Basic Petroleum International Limited – Guatemala (24 wells)
Responsible for providing geological and petrophysical analysis over a Lower Cenomanian carbonate reservoir. The lithology was predominantly dolomite with porosity and permeability enhanced from karstification and fracturing. The study involved the incorporation of core data for core / core and core / log regression correlations, determination of net pay summaries, average porosity, water saturation, and permeability index (Ki) determination.
The petrophysical analysis formed the foundation for much of the geologic mapping of the reservoir. It also assisted in providing a better understanding of flow units, baffles and barriers within the pool, and a more accurate estimate of the OOIP. This data was then to be incorporated into a flow simulation model to more effectively optimize removal of the remaining reserves.
Gulfstream Resources – Sultanate of Oman (5 wells)
Petrophysical analysis was completed on the Aptian carbonates of the Oman Group. The petrophysical focus was on porosity, water saturation, net gas pay determination, and identification of fluid interfaces. These low porosity limestones were texturally complex as evidenced by the large shifts in water saturation and bulk volume water calculations (up to 75% Sw with little water produced on production tests). Because of the textural variations within the reservoir, calculated water saturation cutoffs for the estimation of net pay proved to be of little value.
The presence of secondary porosity types such as fractures (qualitatively identifiable on logs) and vugs also affected the “m” exponent. To assist in fine tuning the water saturation calculation, a variable “m” cementation exponent was provided (Nugent equation) and proved more beneficial than the constant “m” method.
PanCanadian Petroleum Limited – Cavalier Area – Viking Formation (45 wells)
A study involving initial production gas rates verses log characteristics on cased wells, in an attempt to estimate gas rates formation prior to casing new wells over the very shaly Viking (the Viking typically in this area does not show gas on DST). Since the zone characteristically consists of 30-60% clay, most logs are of little value in the interpretation. The methodology focused on neutron-density porosity differences verses gamma ray API units, the determination of a shaly water line, and gas-effected porosity departures verses initial gas production rates. The technique provided a means of identifying gas effect, and correlating this effect to an expected historic initial gas rate.
PanCanadian Petroleum Limited – Countess “YY” Pool (35 wells)
The projects main deliverables were to provide petrophysical support to the geologic and engineering staff required for the mapping and estimation of OOIP. This OOIP would dictate the remaining OIP.
The Countess “YY” Glauconite (dominantly quartz and chert) reservoir consisted of 4 main facies (tidal bar, bayhead delta, fluvial channel, levee). Each facies possessed it’s own discreet porosity / permeability relationships, and flow unit character. Identification of facies from core, and the recognition of core / log signatures was crucial to the project. Unique facies derived PHIE cutoffs ranging from 7% to 17% were used in the calculation of oil net pay, a 10% PHIE cutoff for gas was independent of facies.

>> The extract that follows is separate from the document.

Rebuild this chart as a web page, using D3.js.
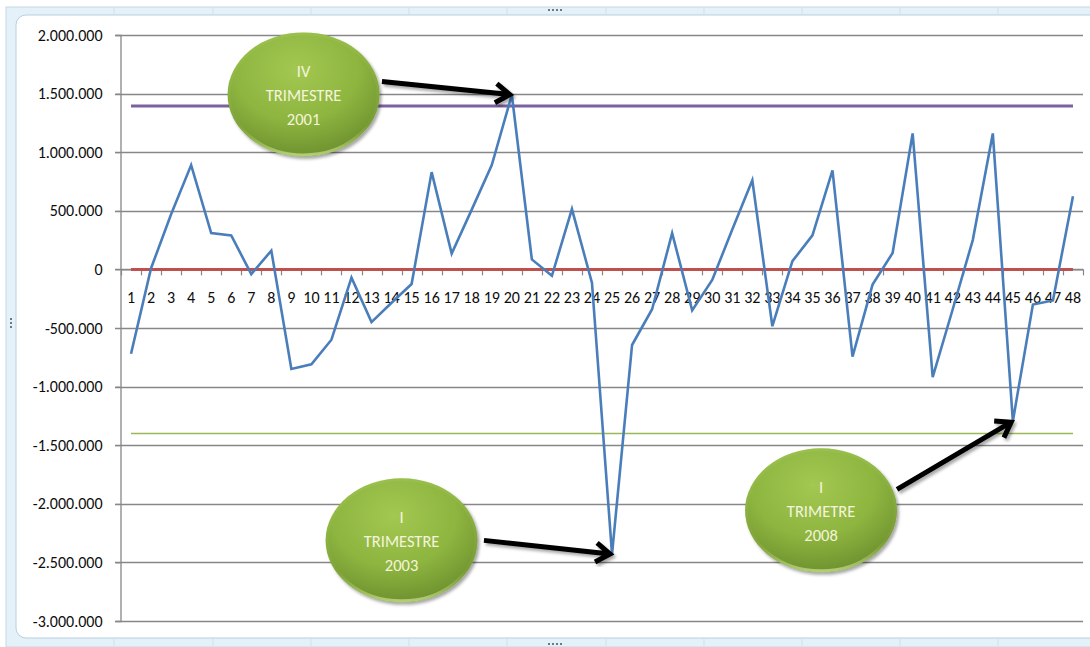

Significant factors which impact the efficiency of the waterflood were identified. Kvert/Kmax plots were completed and indicated two of the facies possessed vertical permeability barriers. Also, bitumen was present in most wells and adversely affected the flood efficiency in the northern portion of the pool, an incorporation of these permeability barriers when reservoir simulation is to be performed was recommended. In addition, a recognition of the short-comings of the core cleaning process was also identified (i.e. bitumen was removed resulting in erroneously high K values). This initiated routine core measurement methodology changes at PanCanadian Petroleum Limited.
PanCanadian Petroleum Ltd – Lathom “A” Pool (34 wells)
Responsible for providing petrophysical support to the geologic and engineering staff. The Lathom “A” Glauconite (dominantly quartz and chert lithology) reservoir consists of greater than 7 facies. Similar petrophysical analysis as performed at Countess “YY” was performed here. A major focus was the accurate determination of OOIP and OGIP. To this end, net pay maps determined from petrophysics were hand contoured. These maps included structure of the top and base of the facies so hydrocarbon typing was discerned. The maps were also cross-contoured with the net pay maps of other facies ensuring accuracy to inter-well thicknesses. Volumetric calculation for each facies gave a more accurate estimate of the placement of the hydrocarbons in the reservoir, which resulted in focused recommendations for pool optimization.